Elizabeth Annahatak, from the village of Kangirsuk in Quebec, told JNS that before visiting the Jewish state, she was “more ignorant of this rich land and people.” She told JNS, “Visiting historical biblical sites was enriching and very moving.”She added that going to museums and to sites associated with the Hamas-led terrorist attacks that took place in the southern part of the country on Oct. 7, 2023, was “just heartbreaking.”

More than that, she said, “it triggered in me a bit about the history of my people—what our forefathers and parents went through by being displaced and taken away from our native land and ways,” she said. “Not only taken away, but also treated as ‘less than.’ There were horrible similarities that were quite heavy.”

Annahatak realized the “gravity of the threat the Jewish people are facing” when the group had to stay in a safe area in Jerusalem after a rocket alert. “This visit helped me understand how important democracy is to the people living in this land—whether they are Jews, Muslims, Christians, Druze, Bedouins,” she said. “Fighting for freedom, freedom of religion, democracy, to have a voice, to live peacefully and to build families, villages together, side by side was a fight that really stood out.”

Genocidal hatred of Jews and Israelis is “monstrous,” Annahatak told JNS. She added that she and fellow Christians “cannot be silent while the Jewish people face threats.”

Simiarity

Brett Harper, a Cree minister in Cowichan Bay, British Columbia, who is from Yukon Territory, told JNS that he was “drawn to” his first visit to Israel, which was a “divine” trip. “Ever since I heard my dad talk about blessing Israel,” he said, “I’ve always wanted to go.” He added that it was a “spiritual experience” to be baptized in the Jordan River.

“Each of the elders were saying, ‘We see a similarity. Our own communities had suffered genocide, suffered misplacement, displacement, cultural deculturalization, abuse, violence, death,’” Harper told JNS.

“This was an alignment of first peoples with the first peoples of Israel,” he said. “Knowing that they’ve been for thousands of years, have fought the same thing to maintain peace and freedom in their own country, where we have done the same thing as well.”

The group heard about how Druze soldiers in the Israel Defense Forces were killed in the two-year battle with Israel’s enemies in the north and south—namely, Hezbollah and Hamas, respectively.

“That blew my mind,” Harper told JNS. “I remember the very look from the Druze elder, who’s 92 years old, sitting in the community hall where we went to visit.”

“The acknowledgement of peace and unity between the Druze and the Jewish people,” he added. “I sensed covenant.
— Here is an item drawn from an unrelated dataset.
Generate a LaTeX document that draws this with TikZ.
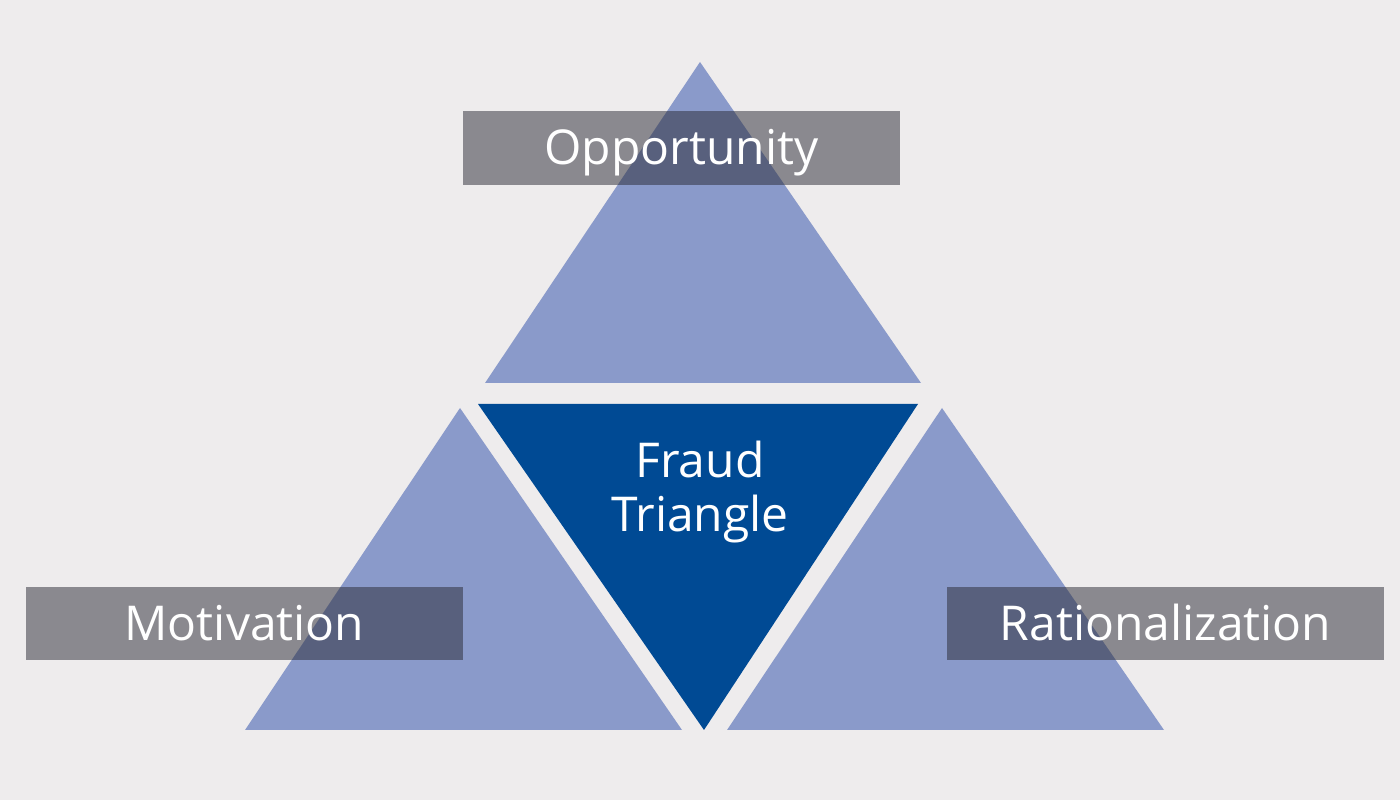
\documentclass[tikz,border=0pt]{standalone}
\usepackage{fontspec}
\setmainfont{Open Sans}
\usepackage{color}

\begin{document}
\begin{tikzpicture}[x=1pt,y=1pt]
\definecolor{fillColor}{RGB}{238,236,237}
\path[use as bounding box,fill=fillColor] (0,0) rectangle (1400,800);
\begin{scope}
\definecolor{fillColor}{RGB}{138,154,202}

\path[fill=fillColor] (700.00,738.00) -- (485.00,417.00) -- (921.00,417.00) -- cycle;

\path[fill=fillColor] (460.00,392.00) -- (245.00, 70.00) -- (682.00, 70.00) -- cycle;

\path[fill=fillColor] (942.00,392.00) -- (727.00, 70.00) -- (1164.00, 70.00) -- cycle;
\definecolor{fillColor}{RGB}{0,74,148}

\path[fill=fillColor] (478.00,396.00) -- (918.00,396.00) -- (704.00, 70.00) -- cycle;
\end{scope}
\begin{scope}
\definecolor{fillColor}{RGB}{40,40,50}

\path[fill=fillColor,fill opacity=0.50] (463.00,615.00) rectangle (900.00,689.00);

\path[fill=fillColor,fill opacity=0.50] ( 26.00,140.00) rectangle (463.00,213.00);

\path[fill=fillColor,fill opacity=0.50] (947.00,140.00) rectangle (1384.00,213.00);
\end{scope}
\begin{scope}
\definecolor{drawColor}{RGB}{255,255,255}

\node[text=drawColor,anchor=base,inner sep=0pt, outer sep=0pt, font=\fontsize{48}{54}\selectfont] (opportunity) at (681.50,635.00) {Opportunity};

\node[text=drawColor,anchor=base,inner sep=0pt, outer sep=0pt, font=\fontsize{48}{54}\selectfont] (motivation) at (244.50,159.00) {Motivation};

\node[text=drawColor,anchor=base,inner sep=0pt, outer sep=0pt, font=\fontsize{48}{54}\selectfont] (rationalization) at (1165.50,159.00) {Rationalization};

\node[text=drawColor,anchor=base,inner sep=0pt, outer sep=0pt, font=\fontsize{48}{54}\selectfont] (fraud) at (700.00,322.00) {Fraud};

\node[text=drawColor,anchor=base,inner sep=0pt, outer sep=0pt, font=\fontsize{48}{54}\selectfont] (triangle) at (700.00,268.00) {Triangle};
\end{scope}
\end{tikzpicture}
\end{document}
I sensed honor, and I sensed that they protected one another as long as Israel was there.”

‘It Broke Our Hearts’

Emily Hester, of Waskaganish First Nation in Quebec, told JNS that she experienced “what I’ve been hearing and reading about Israel and the Jewish nation.”

Other highlights included visiting biblical and notable historical sites, such as Magdala, an ancient city on the Sea of Galilee and the site of major archaeological discoveries, including the remains of a first-century synagogue, as well as the City of David tunnel tour in Jerusalem that offers brand-new features, and Mount Carmel in the north.

“It brought us together and became like family, although we are different tribes,” she said of the trip.

Seeing sites related to the atrocities of Oct. 7 was even “more powerful” and made her understand that “what the Jewish people faced in their lifetime was like our people,” she told JNS. “It was hard to see what the Jewish people encountered regarding genocide. It broke our hearts.”

“It brought out the genocide that happened to our people, including the Inuit nations,” she said.

Hester is confident that the truth will come out, and since returning home, she has been sharing her experiences in the Jewish state with others. “The nation of Israel is a peaceful people,” she stated. “I wish people would go and visit and learn about them.”